Televisione

Doc, il Covid entra di prepotenza in una fiction molto popolare. La cosa mi ha lasciato perplesso

L’Aids ci impiegò un po’ a diventare materia di racconto audiovisivo. Lo fece in maniera un po’ oscura, in sintonia con i mille misteri che circondavano la malattia, ispirando più il cinema d’autore che quello del grande pubblico, almeno fino a Philadelphia, senza coinvolgere i racconti televisivi all’epoca, peraltro, non ancor così centrali nella vita culturale.

Il Covid-19 invece è entrato prepotentemente in una fiction molto popolare, aumentandone il successo di pubblico e l’attenzione da parte dell’informazione. Che una fiction di ambientazione ospedaliera non potesse non tener conto di una pandemia che da due anni ha cambiato pesantemente le vite di tutto il mondo era ovvio. Tanto più se le stesse riprese sono state condizionate dall’emergenza e se le vicende narrate si svolgono a Milano, una delle città che più di altre ha vissuto in modo drammatico la situazione. Quello su cui si può discutere è il modo in cui l’arrivo del virus è stato inserito nel racconto. La scelta è stata radicale: una puntata, la prima della nuova serie, tutta centrata sul Covid che riporta la storia indietro nel tempo e vede il metodo del doc Andrea Fanti dare i suoi risultati anche nella nuova inusitata situazione.

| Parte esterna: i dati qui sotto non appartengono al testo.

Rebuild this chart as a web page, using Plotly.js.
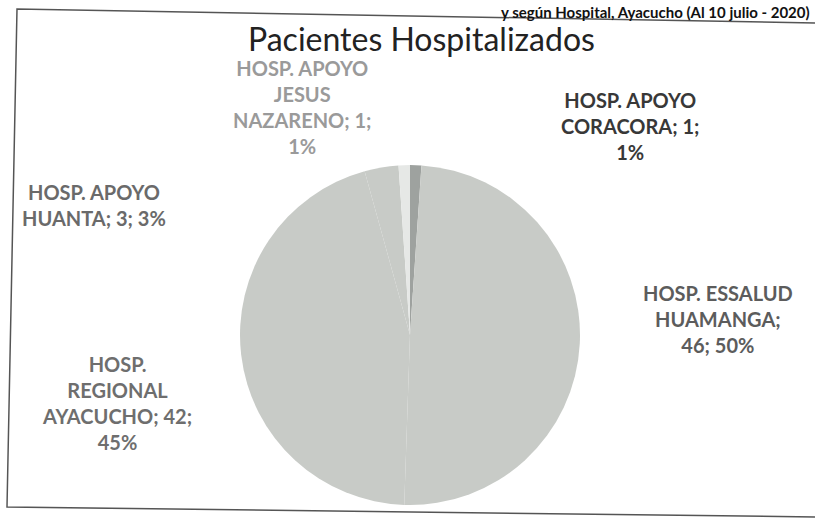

Funziona, come sempre, il ragionamento per eliminazione: non può essere questo, non può esser quell’altro, quindi… La cosa, personalmente, mi ha sempre lasciato un po’ perplesso: anche le diagnosi più difficili si sono sempre ridotte a un gioco di gruppo, a un’esibizione del talento medico. Un procedimento che non trova ostacoli neppure di fronte alla novità del Covid. Una volta scoperto, il virus non poteva restare sullo sfondo, doveva ottenere un ruolo da protagonista. E se lo è guadagnato uccidendo uno dei medici del Policlinico Ambrosiano, Lorenzo Lazzarini. Una morte che ha creato non poco scompiglio sia nelle vicende della fiction sia tra i suoi numerosissimi appassionati.

Il dottore aveva un ruolo centrale nella storia e nei suoi possibili sviluppi e, in un’intervista, ha attribuito la sua scomparsa al nobile intento di rendere omaggio ai molti medici e infermieri che hanno sacrificato le loro vite nella cura dei pazienti. Ha anche aggiunto però che riteneva la sua partecipazione alla fiction una fase conclusa della sua carriera che ora si vuole misurare con il cinema. Insomma, al di là della sincera partecipazione alla tragedia delle vittime del Covid, la sceneggiatura ha seguito le esigenze del cast e il virus ha colpito chi doveva colpire. Nulla di strano ovviamente, come si dice: è la serialità, bellezza!